Burma early on Monday morning is not so different from anywhere else on Monday morning. The monks go door to door looking for donations of rice. Buddhists, Muslims, the odd Hindu and Christian sit an an outdoor restaurant, drinking tea, eating fried dough, and watching TV: on one screen, a monk praying, on another screen, a Burmese version of N*Sync perform, on the third screen is an Animal Planet program in which lizards flick out their tongues and eat bugs in slow motion. Up a hill, the temple is quiet, a few people praying before the shrine labelled “Monday.”


In Thailand, they drive on the left. In Myanmar, the right.  This creates a confusing and potentially dangerous scenario halfway across the bridge, where all the tiny sedans and lumbering trucks laden with cabbages suddenly are instructed by arrows on the road to swerve into the opposite lane. I dashed across with my head on a swivel.

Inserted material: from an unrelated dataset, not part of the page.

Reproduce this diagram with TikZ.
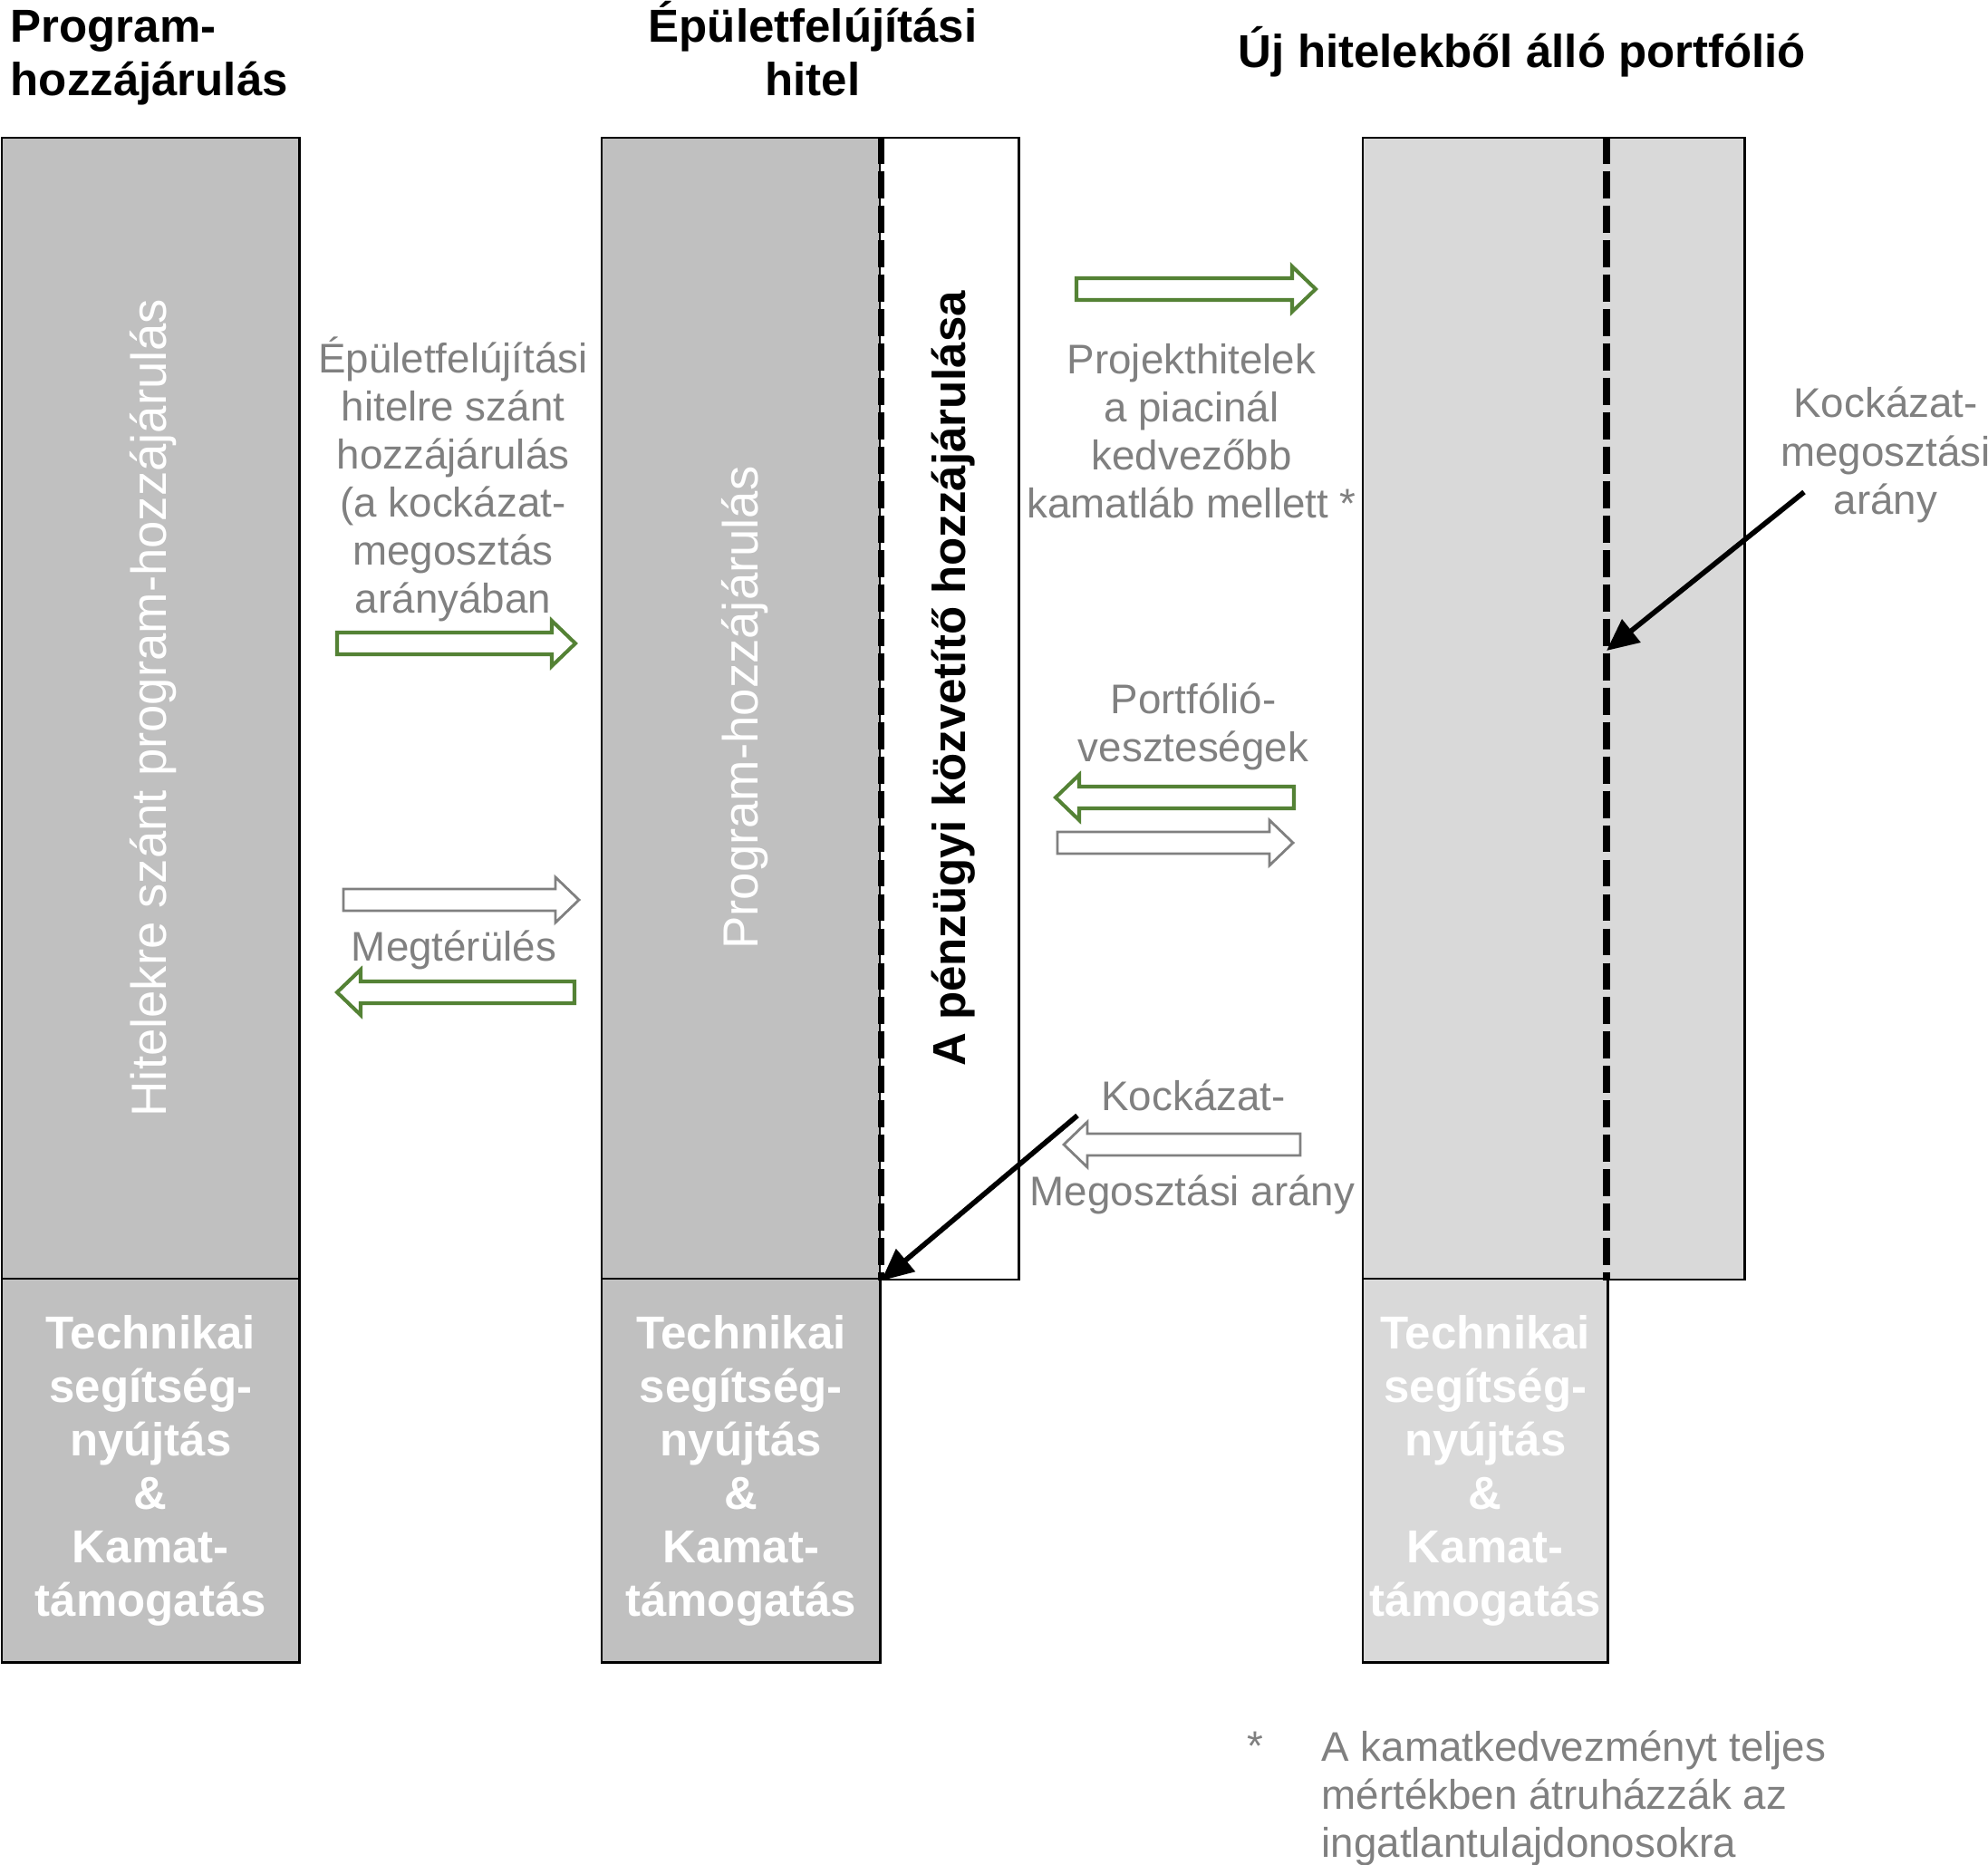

Back again in Thailand, again riding the back of a motorbike, headed for a southbound bus. As we approached the bus station, the driver turned his helmeted head and asked: “Chiang Rai?” Sure, I said, Chiang Rai. And he slammed on the accelerator, racing past the station. Before I had time even to consider what was going on, he pulled up alongside a bus already racing down the highway, and started waving his hand and yelling. He slipped in front of the bus and started to slow down, easing the bus to a stop behind us.  “Chiang Rai,” he said, jabbing a thumb backward.

Sitting on buses for 26 hours in two days, naught for company but Fyodor Dostoyevsky and Robert D. Putnam (great guys, great beards, but they spent most of the trip snoring on my lap), I developed a critical appreciation for the raunchy, slapstick Thai comedies that play interminably on the screens above and blare incessantly in your ear. The midget, the ladyboy, the moustachioed gangster– these stock characters show up in every film. The sound effects, too (boi-oing! tweet! ahooooga!), accompany every punch line. And apparently, a guy sitting on a toilet with bad diarrhea is considered hilarious by a subset of every population– a subset that includes the enormous middle aged woman sitting just behind me who shrieked with laughter at every exploding fart sound.

So I also spent an awful lot of time gazing out the windows at the fields, jungle and hills rolling by. I watched the bugs buzzing mindlessly content over the hot asphalt. Those poor little guys have no idea what a bus is. Evolutionarily, their brains predate buses by millennia. I see a dragonfly humming along, and think how he doesn’t even have a context for the single greatest threat to his existence right now. It’s as if an ascot-wearing gentleman of the 17th century were plopped down in the middle of Asian Highway 1. Then I imagine the dragonfly talking like a 17th century gentleman as he dodges the buses and the trucks hurtling past him: “I say!” and “Good gracious!” and “Heavens above, a great beast indeed!”

And then I’m home, back in Kamphaeng Phet, back to being a project manager, back in the shower for the first time in a few long days. Burmese dust rinses from my hair and swirls brown down the drain.